How to load pretrained word2vec in nlp

NlpHow-ToBeginner · 3 min read

How to Load Pretrained Word2Vec Models in NLP Easily

To load a pretrained Word2Vec model in NLP, use the gensim.models.KeyedVectors.load_word2vec_format() function for binary or text formats. This loads the word vectors so you can use them for similarity or other NLP tasks.

📐

Syntax

The main function to load pretrained Word2Vec vectors is gensim.models.KeyedVectors.load_word2vec_format(). It requires the path to the pretrained file and a flag indicating if the file is in binary format.

fname: Path to the pretrained Word2Vec file.
binary: Set to True if the file is in binary format, otherwise False.
limit (optional): Load only a limited number of word vectors for faster loading.

python

from gensim.models import KeyedVectors

# Load pretrained Word2Vec vectors
word_vectors = KeyedVectors.load_word2vec_format(fname, binary=True, limit=None)

💻

Example

This example shows how to load the Google News pretrained Word2Vec binary file and find the most similar words to "king".

python

from gensim.models import KeyedVectors

# Path to pretrained Google News Word2Vec binary file (download separately)
fname = 'GoogleNews-vectors-negative300.bin.gz'

# Load the pretrained model (limit=100000 for faster loading)
word_vectors = KeyedVectors.load_word2vec_format(fname, binary=True, limit=100000)

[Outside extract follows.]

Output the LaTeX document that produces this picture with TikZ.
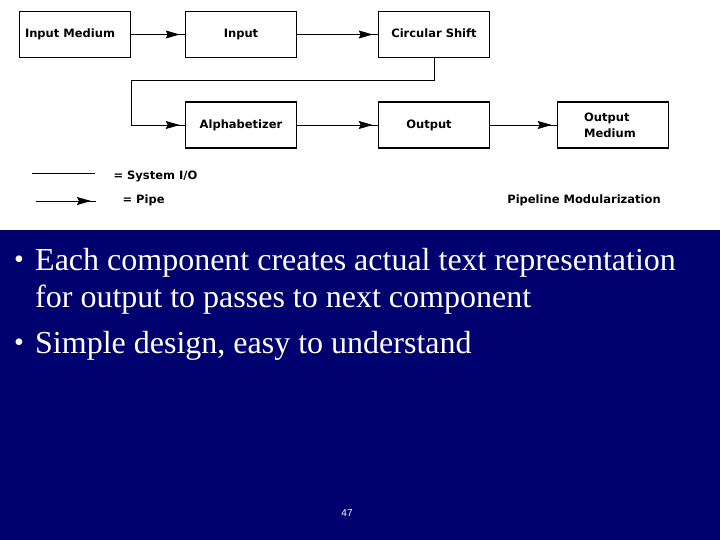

# Find top 5 words similar to 'king'
similar_words = word_vectors.most_similar('king', topn=5)
print(similar_words)

Output

[('queen', 0.7118194103240967), ('prince', 0.6510958676338196), ('monarch', 0.6394233703613281), ('crown_prince', 0.6286956071853638), ('throne', 0.6184016461372375)]

⚠️

Common Pitfalls

Wrong file format: Using binary=True for a text file or vice versa causes errors.
File not found: Ensure the pretrained file path is correct and the file is downloaded.
Memory issues: Loading large models needs enough RAM; use limit to load fewer vectors if needed.
Using outdated Gensim: Use Gensim 4.x or later for compatibility with KeyedVectors.

python

from gensim.models import KeyedVectors

# Wrong way: loading text file with binary=True
# word_vectors = KeyedVectors.load_word2vec_format('vectors.txt', binary=True)  # This will error

# Right way: set binary=False for text format
# word_vectors = KeyedVectors.load_word2vec_format('vectors.txt', binary=False)

📊

Quick Reference

Remember these tips when loading pretrained Word2Vec models:

Use binary=True for Google News binary files.
Use binary=False for text format vectors.
Use limit to speed up loading on large files.
Access vectors with word_vectors['word'].
Use most_similar() to find similar words.

✅

Key Takeaways

Use gensim.models.KeyedVectors.load_word2vec_format() to load pretrained Word2Vec vectors.

Set binary=True for binary files like Google News vectors, otherwise False for text files.

Use the limit parameter to load fewer vectors and save memory.

Check file path and format carefully to avoid loading errors.

After loading, use most_similar() to explore word relationships.